The second tradeoff is data. Until the production boat exists and is measured, no air draft, confirmed range, or weight figure should be treated as settled. Announced specifications sometimes change between announcement and delivery.
The third tradeoff is service support in the U.S. Targa is a Finnish builder, and the 37 is new. U.S. service network depth for a just-launched model is an unknown that early buyers should address directly with the importer or dealer.
The Targa 37 is worth watching and not yet worth fully committing to for the Loop. The layout and design intent are right. The speed, fuel capacity, and cabin plan make sense for a couple that wants to move quickly and sleep comfortably.
ICW News will treat it as a hold for now: revisit when the first production boats are delivered, air draft is measured, and range data exists from sea trials. The 37 could earn a clean Loop recommendation; it has not earned one yet because the data does not exist.

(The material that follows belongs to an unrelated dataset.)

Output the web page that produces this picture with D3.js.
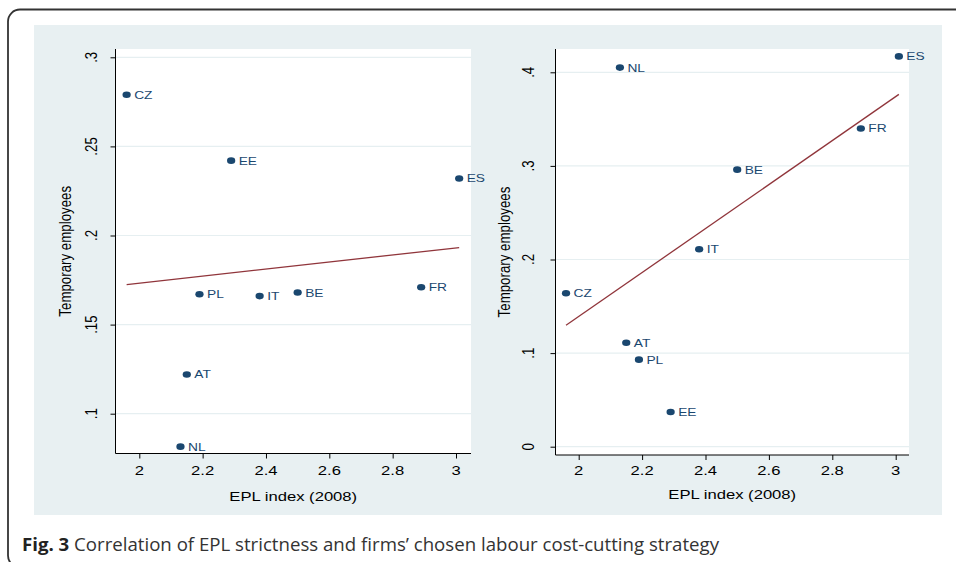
<!DOCTYPE html>
<html><head><meta charset="utf-8">
<script src="https://cdn.jsdelivr.net/npm/d3@7"></script>
<style>body{margin:0;background:#fff;}svg{display:block;}</style>
</head><body>
<svg id="chart" width="956" height="562"></svg>
<script>
const countries = ["CZ","EE","ES","PL","IT","BE","FR","AT","NL"];
const epl = [1.96, 2.29, 3.01, 2.19, 2.38, 2.50, 2.89, 2.15, 2.13];
const tempLeft = [0.279, 0.242, 0.232, 0.167, 0.166, 0.168, 0.171, 0.122, 0.0815];
const tempRight = [0.164, 0.037, 0.417, 0.093, 0.211, 0.296, 0.340, 0.111, 0.405];
const xTicks = [2, 2.2, 2.4, 2.6, 2.8, 3];
const yTicksLeft = [0.1, 0.15, 0.2, 0.25, 0.3];
const yTicksRight = [0, 0.1, 0.2, 0.3, 0.4];
const xTitle = "EPL index (2008)";
const yTitle = "Temporary employees";

const svg = d3.select("#chart");
const NAVY = "#1a476f", MAROON = "#90353b", FONT = "'Liberation Sans', Arial, sans-serif";
const SX = 1.25;      // horizontal stretch of the original graph image
const FS = 13.3;      // axis text size
const LFS = 11;       // marker label size

// outer border (bottom edge runs off the page)
svg.append("rect").attr("x", 8).attr("y", 9.5).attr("width", 980).attr("height", 558)
  .attr("rx", 12).attr("fill", "none").attr("stroke", "#333").attr("stroke-width", 1.8);
// graph region background
svg.append("rect").attr("x", 34).attr("y", 25).attr("width", 908).attr("height", 490).attr("fill", "#e8f0f2");

function fmt(v){ let s = d3.format("")(+v.toFixed(3)); return s.replace(/^0\./, "."); }

function ols(xs, ys){
  const mx = d3.mean(xs), my = d3.mean(ys);
  let sxy = 0, sxx = 0;
  xs.forEach((x,i)=>{ sxy += (x-mx)*(ys[i]-my); sxx += (x-mx)*(x-mx); });
  const b = sxy/sxx; return {b, a: my - b*mx};
}

function panel(cfg){
  const {ys, yTicks, xRange, yDomain, yRange, plot, ytlX, ytitleX, xtlY, xtitleY} = cfg;
  const x = d3.scaleLinear().domain([2,3]).range(xRange);
  const y = d3.scaleLinear().domain(yDomain).range(yRange);
  const g = svg.append("g");
  g.append("rect").attr("x", plot.x0).attr("y", plot.y0).attr("width", plot.x1-plot.x0)
    .attr("height", plot.y1-plot.y0).attr("fill", "#fff");
  // grid
  g.selectAll(".grid").data(yTicks).join("line")
    .attr("x1", plot.x0).attr("x2", plot.x1)
    .attr("y1", d=>y(d)).attr("y2", d=>y(d))
    .attr("stroke", "#e6eff1").attr("stroke-width", 1.2);
  // axes
  const yAxis = d3.axisLeft(y).tickValues(yTicks).tickSize(5).tickFormat("");
  g.append("g").attr("transform", `translate(${plot.x0},0)`).call(yAxis)
    .call(a=>{a.select(".domain").attr("d", `M0,${plot.y0}V${plot.y1}`).attr("stroke","#000");
              a.selectAll("line").attr("stroke","#000");});
  const xAxis = d3.axisBottom(x).tickValues(xTicks).tickSize(5).tickFormat("");
  g.append("g").attr("transform", `translate(0,${plot.y1})`).call(xAxis)
    .call(a=>{a.select(".domain").attr("d", `M${plot.x0},0H${plot.x1}`).attr("stroke","#000");
              a.selectAll("line").attr("stroke","#000");});
  // tick labels
  g.selectAll(".xtl").data(xTicks).join("text")
    .attr("transform", d=>`translate(${x(d)},${xtlY}) scale(${SX},1)`).attr("text-anchor","middle")
    .attr("font-family", FONT).attr("font-size", FS).attr("fill","#000").text(d=>fmt(d));
  g.selectAll(".ytl").data(yTicks).join("text")
    .attr("transform", d=>`translate(${ytlX},${y(d)}) scale(${SX},1) rotate(-90)`)
    .attr("text-anchor","middle").attr("font-family", FONT).attr("font-size", FS).attr("fill","#000")
    .text(d=>fmt(d));
  // titles
  g.append("text").attr("transform", `translate(${(plot.x0+plot.x1)/2},${xtitleY}) scale(${SX},1)`)
    .attr("text-anchor","middle")
    .attr("font-family", FONT).attr("font-size", FS).attr("fill","#000").text(xTitle);
  g.append("text").attr("transform", `translate(${ytitleX},${(plot.y0+plot.y1)/2}) scale(${SX},1) rotate(-90)`)
    .attr("text-anchor","middle").attr("font-family", FONT).attr("font-size", FS).attr("fill","#000").text(yTitle);
  // fit line
  const f = ols(epl, ys);
  const xmin = d3.min(epl), xmax = d3.max(epl);
  g.append("line").attr("x1", x(xmin)).attr("x2", x(xmax))
    .attr("y1", y(f.a + f.b*xmin)).attr("y2", y(f.a + f.b*xmax))
    .attr("stroke", MAROON).attr("stroke-width", 1.3);
  // points
  const data = countries.map((c,i)=>({c, x: epl[i], y: ys[i]}));
  g.selectAll(".pt").data(data).join("ellipse")
    .attr("cx", d=>x(d.x)).attr("cy", d=>y(d.y)).attr("rx", 3.3*SX).attr("ry", 3.3).attr("fill", NAVY);
  g.selectAll(".lbl").data(data).join("text")
    .attr("transform", d=>`translate(${x(d.x)+7.5},${y(d.y)+4}) scale(${SX},1)`)
    .attr("font-family", FONT).attr("font-size", LFS).attr("fill", NAVY).text(d=>d.c);
}

panel({ys: tempLeft, yTicks: yTicksLeft, xRange: [139.3, 456], yDomain: [0.1, 0.3], yRange: [413.7, 57.3],
  plot: {x0: 115.5, x1: 471, y0: 49, y1: 453.5}, ytlX: 97, ytitleX: 71, xtlY: 475, xtitleY: 501});
panel({ys: tempRight, yTicks: yTicksRight, xRange: [578.7, 895.7], yDomain: [0, 0.4], yRange: [446.7, 72.3],
  plot: {x0: 555.5, x1: 909, y0: 49, y1: 455}, ytlX: 534, ytitleX: 510, xtlY: 475, xtitleY: 499});

// caption
const cap = svg.append("text").attr("x", 22).attr("y", 551).attr("font-family", "'Open Sans', sans-serif")
  .attr("font-size", 17.5).attr("fill", "#333");
cap.append("tspan").attr("font-weight", "bold").attr("fill", "#222").text("Fig. 3");
cap.append("tspan").text(" Correlation of EPL strictness and firms\u2019 chosen labour cost-cutting strategy");
cap.attr("textLength", 697).attr("lengthAdjust", "spacingAndGlyphs");
</script>
</body></html>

Put it on the shortlist if
Buyers planning a 2027 or later Loop departure who want to watch the 37 evolve through early production. Couples drawn to Targa's all-weather design and willing to wait for verified data. Owners who want a fast two-head pilothouse cruiser and are comfortable evaluating an announced model carefully.
Look elsewhere if
Anyone planning a Loop in the next 12 months. Buyers who need verified air draft and official range data before shortlisting. Owners who want the confidence of an established model with real-world Loop owner experience.